Justifications for the Price,
Like Supply and the Dollar,
Crumble Under Economics

November 8, 2007; Page C14

With oil flirting with $100 a barrel, there seems to be no stopping the dizzying ascent of black gold. In such a frothy market, it may seem old-fashioned to talk about supply and demand. But they and other fundamentals give a clear message: The price is too high to be sustainable.

There are 10 solid reasons why:

1. Supply above ground is abundant. The amount of oil in storage tanks around the world is near all-time highs — 4.2 billion barrels at the end of June in the industrialized countries of the Organization for Economic Cooperation and Development alone, according to the U.S. Energy Information Administration.

Falling inventories in the U.S. have received a lot of attention, and the EIA does predict slightly lower stocks by year-end. But this has more to do with inventory management than a lack of supply.
 
2. Supply below ground is abundant. The world’s proven reserves are now at 1.4 trillion barrels, up 12% in the past 10 years, according to BP.

That’s not even counting the estimated 1.7 trillion barrels of oil locked in Venezuela’s Orinoco tar sands. Combined, that comes to a century of production at the current rate.

3. Production is set to increase. Sustained high oil prices have encouraged drilling. There are 45% more oil rigs in service today than there were three years ago. New rigs are more productive than old ones and new technology is helping to squeeze more oil out of old fields.

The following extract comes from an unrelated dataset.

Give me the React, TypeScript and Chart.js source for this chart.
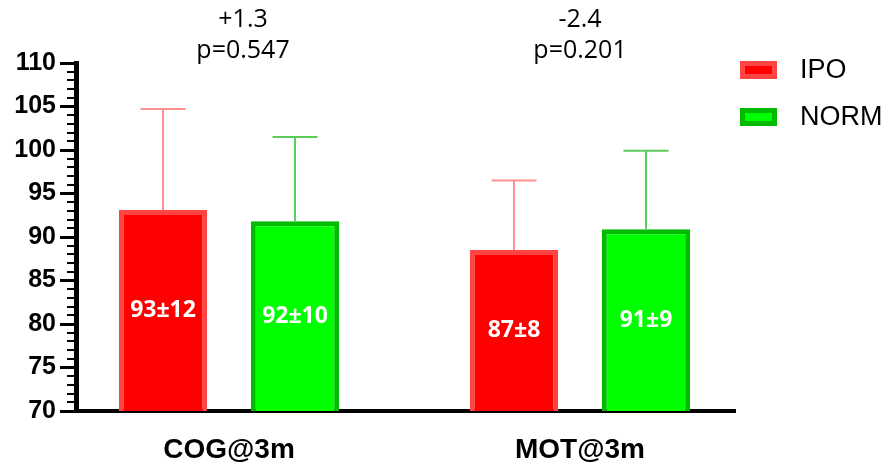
import React, { useEffect, useRef } from 'react';
import { Chart, registerables } from 'chart.js';

Chart.register(...registerables);

// ---- data ----
const categories = ['COG@3m', 'MOT@3m'];
const seriesNames = ['IPO', 'NORM'];
const ipoMeans = [93.1, 88.5];
const ipoSD = [11.6, 8.0];
const normMeans = [91.8, 90.9];
const normSD = [9.7, 9.0];
const ipoLabels = ['93±12', '87±8'];
const normLabels = ['92±10', '91±9'];
const diffLabels = ['+1.3', '-2.4'];
const pLabels = ['p=0.547', 'p=0.201'];
const yMin = 70;
const yMax = 110;
const yStep = 5;

const LABEL_FONT = '"Open Sans", "Noto Sans", sans-serif';
const ARIAL = '"Liberation Sans", Arial, sans-serif';

const errorBarPlugin = {
  id: 'errorBars',
  afterDatasetsDraw(chart: any) {
    const ctx = chart.ctx;
    const yScale = chart.scales.y;
    const bottom = chart.chartArea.bottom;
    chart.data.datasets.forEach((ds: any, d: number) => {
      const meta = chart.getDatasetMeta(d);
      meta.data.forEach((el: any, i: number) => {
        const v = ds.data[i].y;
        const barTop = yScale.getPixelForValue(v);
        const top = yScale.getPixelForValue(v + ds.sd[i]);
        const x = el.x;
        ctx.save();
        ctx.strokeStyle = ds.errColor;
        ctx.lineWidth = 2;
        ctx.beginPath();
        ctx.moveTo(x, barTop);
        ctx.lineTo(x, top);
        ctx.moveTo(x - 22.5, top);
        ctx.lineTo(x + 22.5, top);
        ctx.stroke();
        ctx.restore();
        // value label inside bar
        ctx.save();
        ctx.fillStyle = '#ffffff';
        ctx.font = 'bold 23px ' + LABEL_FONT;
        ctx.textAlign = 'center';
        ctx.textBaseline = 'middle';
        ctx.fillText(String(ds.valueLabels[i]), x, (barTop + bottom) / 2);
        ctx.restore();
      });
    });
  },
};

const decorPlugin = {
  id: 'decor',
  afterDraw(chart: any) {
    const ctx = chart.ctx;
    const yScale = chart.scales.y;
    const xScale = chart.scales.x;
    const left = chart.chartArea.left;
    ctx.save();
    // minor ticks
    ctx.strokeStyle = '#000';
    ctx.lineWidth = 2;
    for (let v = yMin; v <= yMax; v++) {
      if (v % yStep === 0) continue;
      const y = Math.round(yScale.getPixelForValue(v));
      ctx.beginPath();
      ctx.moveTo(left - 9, y);
      ctx.lineTo(left, y);
      ctx.stroke();
    }
    // annotations above groups
    ctx.fillStyle = '#000';
    ctx.font = '25px ' + LABEL_FONT;
    ctx.textAlign = 'center';
    ctx.textBaseline = 'middle';
    categories.forEach((_, i) => {
      const x = xScale.getPixelForValue(i + 1);
      ctx.fillText(diffLabels[i], x + (i === 0 ? 14 : 0), 20);
      ctx.fillText(pLabels[i], x + (i === 0 ? 14 : 0), 51);
    });
    // legend
    chart.data.datasets.forEach((ds: any, d: number) => {
      const cy = 70 + d * 47;
      const bx = 740;
      ctx.fillStyle = ds.borderColor;
      ctx.fillRect(bx, cy - 9, 37, 18);
      ctx.fillStyle = ds.backgroundColor;
      ctx.fillRect(bx + 5, cy - 4, 27, 8);
      ctx.fillStyle = '#000';
      ctx.font = '27px ' + ARIAL;
      ctx.textAlign = 'left';
      ctx.textBaseline = 'middle';
      ctx.fillText(ds.label, 800, cy + 1);
    });
    ctx.restore();
  },
};

export default function App() {
  const canvasRef = useRef<HTMLCanvasElement | null>(null);

  useEffect(() => {
    document.body.style.margin = '0';
    const canvas = canvasRef.current;
    if (!canvas) return;
    const chart = new Chart(canvas, {
      type: 'bar',
      data: {
        datasets: [
          {
            label: seriesNames[0],
            data: ipoMeans.map((y, i) => ({ x: i + 1, y })),
            backgroundColor: '#ff0000',
            borderColor: '#ff4444',
            borderWidth: 5,
            sd: ipoSD,
            valueLabels: ipoLabels,
            errColor: '#ff9090',
          } as any,
          {
            label: seriesNames[1],
            data: normMeans.map((y, i) => ({ x: i + 1, y })),
            backgroundColor: '#00ff00',
            borderColor: '#00bb00',
            borderWidth: 5,
            sd: normSD,
            valueLabels: normLabels,
            errColor: '#5ccc5c',
          } as any,
        ],
      },
      options: {
        animation: false,
        responsive: false,
        devicePixelRatio: 1,
        categoryPercentage: 0.752,
        barPercentage: 0.67,
        layout: { padding: { top: 63, right: 152, left: 0, bottom: 0 } },
        plugins: {
          legend: { display: false },
          tooltip: { enabled: false },
        },
        scales: {
          x: {
            type: 'linear',
            offset: false,
            min: 0.564,
            max: 2.4416,
            grid: { display: false, drawTicks: false },
            border: { display: true, color: '#000', width: 4 },
            afterBuildTicks: (scale: any) => {
              scale.ticks = categories.map((_, i) => ({ value: i + 1 }));
            },
            afterFit: (scale: any) => {
              scale.height = 59;
            },
            ticks: {
              autoSkip: false,
              maxRotation: 0,
              padding: 22,
              color: '#000',
              font: { family: ARIAL, size: 28, weight: 'bold' },
              callback: (v: any) => categories[Math.round(v) - 1] ?? '',
            },
          },
          y: {
            min: yMin,
            max: yMax,
            grid: {
              drawOnChartArea: false,
              drawTicks: true,
              tickLength: 16,
              tickWidth: 3,
              tickColor: '#000',
            },
            border: { display: true, color: '#000', width: 5 },
            afterFit: (scale: any) => {
              scale.width = 76;
            },
            ticks: {
              stepSize: yStep,
              padding: 4,
              color: '#000',
              font: { family: ARIAL, size: 25, weight: 'bold' },
            },
          },
        },
      } as any,
      plugins: [errorBarPlugin, decorPlugin],
    });
    return () => chart.destroy();
  }, []);

  return (
    <div style={{ width: 887, height: 470 }}>
      <canvas ref={canvasRef} width={887} height={470} style={{ display: 'block' }} />
    </div>
  );
}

4. The cost of production is much less than $100 a barrel. Even with oil-services costs soaring, Royal Dutch Shell’s lifting cost per barrel of oil equivalent in 2006 was about $9, according to energy research firm John S. Herold. Extracting oil costs Saudi Aramco, the Saudi Arabian producer, an estimated $4 to $5 a barrel.

The full cost of new production — including both capital and operating-cost components — in the most challenging oil fields, for example in Canada’s oil sands, is perhaps $30 a barrel. Oil prices can fall heavily without making any of this production uneconomic.

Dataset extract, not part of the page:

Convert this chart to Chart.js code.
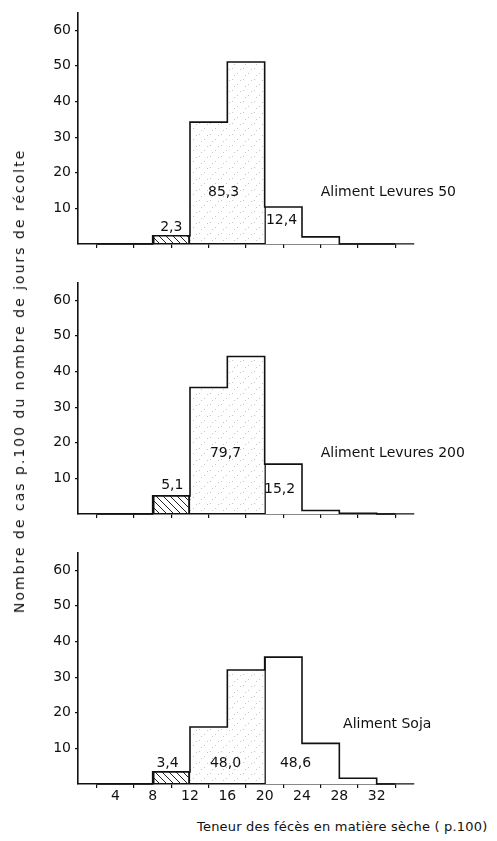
<!DOCTYPE html>
<html>
<head>
<meta charset="utf-8">
<script src="https://cdn.jsdelivr.net/npm/chart.js@4.4.1/dist/chart.umd.min.js"></script>
<style>
  body { margin: 0; background: #fff; width: 497px; height: 841px; position: relative; overflow: hidden; font-family: "DejaVu Sans", sans-serif; color: #111; }
  canvas { position: absolute; left: 0; }
  #ytitle { position: absolute; left: 19px; top: 381px; transform: translate(-50%, -50%) rotate(-90deg); white-space: nowrap; font-size: 14px; letter-spacing: 2px; }
  #xtitle { position: absolute; left: 197px; top: 819px; white-space: nowrap; font-size: 13px; letter-spacing: 0.2px; }
</style>
</head>
<body>
<canvas id="levures50Chart" width="497" height="270" style="top:0px"></canvas>
<canvas id="levures200Chart" width="497" height="270" style="top:270px"></canvas>
<canvas id="sojaChart" width="497" height="270" style="top:540px"></canvas>
<div id="ytitle">Nombre de cas p.100 du nombre de jours de récolte</div>
<div id="xtitle">Teneur des fécès en matière sèche ( p.100)</div>
<script>
// Classes de teneur en matière sèche (début de chaque classe, largeur 4)
const binStarts = [0, 4, 8, 12, 16, 20, 24, 28, 32];

// Nombre de cas p.100 par classe
const levures50 = [0, 0, 2.3, 34.2, 51.1, 10.4, 2.0, 0, 0];
const levures200 = [0, 0, 5.1, 35.5, 44.2, 14.0, 1.0, 0.2, 0];
const soja = [0, 0, 3.4, 16.0, 32.0, 35.6, 11.4, 1.6, 0];

// Totaux par groupe (<12, 12-20, >=20)
const levures50Totals = ['2,3', '85,3', '12,4'];
const levures200Totals = ['5,1', '79,7', '15,2'];
const sojaTotals = ['3,4', '48,0', '48,6'];

const yTicks = [10, 20, 30, 40, 50, 60];
const xTicks = [4, 8, 12, 16, 20, 24, 28, 32];

const ink = '#111';
const font = { family: '"DejaVu Sans", sans-serif', size: 14 };

// motifs : hachures et pointillé
function makeHatch() {
  const c = document.createElement('canvas');
  c.width = 7; c.height = 7;
  const g = c.getContext('2d');
  g.strokeStyle = '#222';
  g.lineWidth = 1;
  g.beginPath();
  g.moveTo(0, 0); g.lineTo(7, 7);
  g.moveTo(-1, 6); g.lineTo(1, 8);
  g.moveTo(6, -1); g.lineTo(8, 1);
  g.stroke();
  return g.createPattern(c, 'repeat');
}
function makeDots() {
  const c = document.createElement('canvas');
  c.width = 11; c.height = 11;
  const g = c.getContext('2d');
  g.fillStyle = 'rgba(0,0,0,0.22)';
  [[1, 2], [6, 7], [9, 3], [3, 9]].forEach(p => g.fillRect(p[0], p[1], 1, 1));
  return g.createPattern(c, 'repeat');
}
const hatch = makeHatch();
const dots = makeDots();

const notesPlugin = {
  id: 'notes',
  afterDatasetsDraw(chart, args, opts) {
    const { ctx, scales: { x, y } } = chart;
    ctx.save();
    ctx.fillStyle = ink;
    ctx.font = '14px "DejaVu Sans", sans-serif';
    ctx.textBaseline = 'middle';
    opts.items.forEach(it => {
      ctx.textAlign = it.align || 'center';
      ctx.fillText(it.text, x.getPixelForValue(it.x), y.getPixelForValue(it.y));
    });
    ctx.restore();
  }
};

function makeHisto(id, values, notes, padTop, showXLabels) {
  const ctx = document.getElementById(id).getContext('2d');
  return new Chart(ctx, {
    type: 'bar',
    data: {
      datasets: [{
        type: 'line',
        data: binStarts.map((b, i) => ({ x: b + 2, y: values[i] })),
        stepped: 'middle',
        borderColor: ink,
        borderWidth: 1.6,
        pointRadius: 0,
        fill: false,
        clip: 4,
        order: 0
      }, {
        type: 'bar',
        data: binStarts.map((b, i) => ({ x: b + 2, y: values[i] })),
        backgroundColor: c => {
          const s = binStarts[c.dataIndex];
          return s < 12 ? hatch : s < 20 ? dots : '#fff';
        },
        borderColor: ink,
        borderSkipped: false,
        borderWidth: c => {
          const s = binStarts[c.dataIndex];
          if (s === 8) return { top: 0, left: 1.5, right: 1.5, bottom: 0 };
          if (s === 20) return { top: 0, left: 1.5, right: 0, bottom: 0 };
          return 0;
        },
        barPercentage: 1,
        categoryPercentage: 1,
        order: 1
      }]
    },
    options: {
      responsive: false,
      animation: false,
      layout: { padding: { top: padTop, right: 83, left: 0, bottom: 0 } },
      plugins: {
        legend: { display: false },
        tooltip: { enabled: false },
        notes: { items: notes }
      },
      scales: {
        x: {
          type: 'linear',
          min: 0,
          max: 36,
          offset: false,
          afterBuildTicks: s => { s.ticks = xTicks.map(v => ({ value: v })); },
          afterFit: s => { s.height = 26; },
          border: { display: true, color: ink, width: 1.6 },
          grid: { drawOnChartArea: false, drawTicks: true, tickLength: 4, color: ink, lineWidth: 1.2 },
          ticks: {
            color: ink,
            font: font,
            padding: 0,
            maxRotation: 0,
            autoSkip: false,
            callback: v => showXLabels ? String(v) : ''
          }
        },
        y: {
          min: 0,
          max: 65,
          afterBuildTicks: s => { s.ticks = yTicks.map(v => ({ value: v })); },
          afterFit: s => { s.width = 78; },
          border: { display: true, color: ink, width: 1.6 },
          grid: { drawOnChartArea: false, drawTicks: true, tickLength: 3, color: ink, lineWidth: 1.2 },
          ticks: { color: ink, font: font, padding: 4 }
        }
      }
    },
    plugins: [notesPlugin]
  });
}

makeHisto('levures50Chart', levures50, [
  { text: levures50Totals[0], x: 10, y: 4.6 },
  { text: levures50Totals[1], x: 15.6, y: 14.6 },
  { text: levures50Totals[2], x: 21.8, y: 6.6 },
  { text: 'Aliment Levures 50', x: 26, y: 14.6, align: 'left' }
], 7, false);

makeHisto('levures200Chart', levures200, [
  { text: levures200Totals[0], x: 10.1, y: 8 },
  { text: levures200Totals[1], x: 15.8, y: 16.9 },
  { text: levures200Totals[2], x: 21.6, y: 7 },
  { text: 'Aliment Levures 200', x: 26, y: 16.9, align: 'left' }
], 4, false);

makeHisto('sojaChart', soja, [
  { text: sojaTotals[0], x: 9.6, y: 5.9 },
  { text: sojaTotals[1], x: 15.8, y: 5.9 },
  { text: sojaTotals[2], x: 23.3, y: 5.9 },
  { text: 'Aliment Soja', x: 28.4, y: 16.7, align: 'left' }
], 2, true);
</script>
</body>
</html>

5. Iranian exports aren’t likely to be cut. The U.S. is in practice unlikely to take military action against an adversary three times the size of Iraq. And with oil exports accounting for 50% of Iran’s gross domestic product and 90% of its hard-currency earnings, a self-imposed cut in exports would be self-destructive.

In any event, the world has the equivalent of nearly three years of Iranian production in storage, according to research from Oppenheimer. This risk shouldn’t be a big factor in oil prices.

6. High prices are pulling back demand. Oil consumption in the U.S. fell by 1.3% in 2006 and world-wide demand grew a measly 0.6%, according to BP.

World-wide, demand this year is expected to be flat compared with last year. Exxon Mobil cut its long-term forecast for oil-consumption growth this week.

7. High prices are forcing governments to cut subsidies. Iran is rationing gasoline, and last week China ordered a 10% increase in oil-product prices. That should curb demand growth, too.

8. Energy from oil is looking expensive compared with energy from gas. Oil by the barrel has usually traded at six to 10 times the price of natural gas (measured per million British thermal units). It is currently at 13 times.

9. The weak dollar is a poor excuse for high oil prices. Since Aug. 22, the dollar is down by only 8% against a basket of currencies while the oil price has risen by 40%.

10. Speculation is artificially boosting prices. A speculator needs to put down only $4 per barrel as margin to bet on the oil price in futures markets. The net volume of open crude-oil contracts held by financial players is up 50% since August, when the credit crunch made it harder to make leveraged bets in some other markets. This looks like short-term, hot money.

• This column is by breakingviews.com, an online financial commentary site.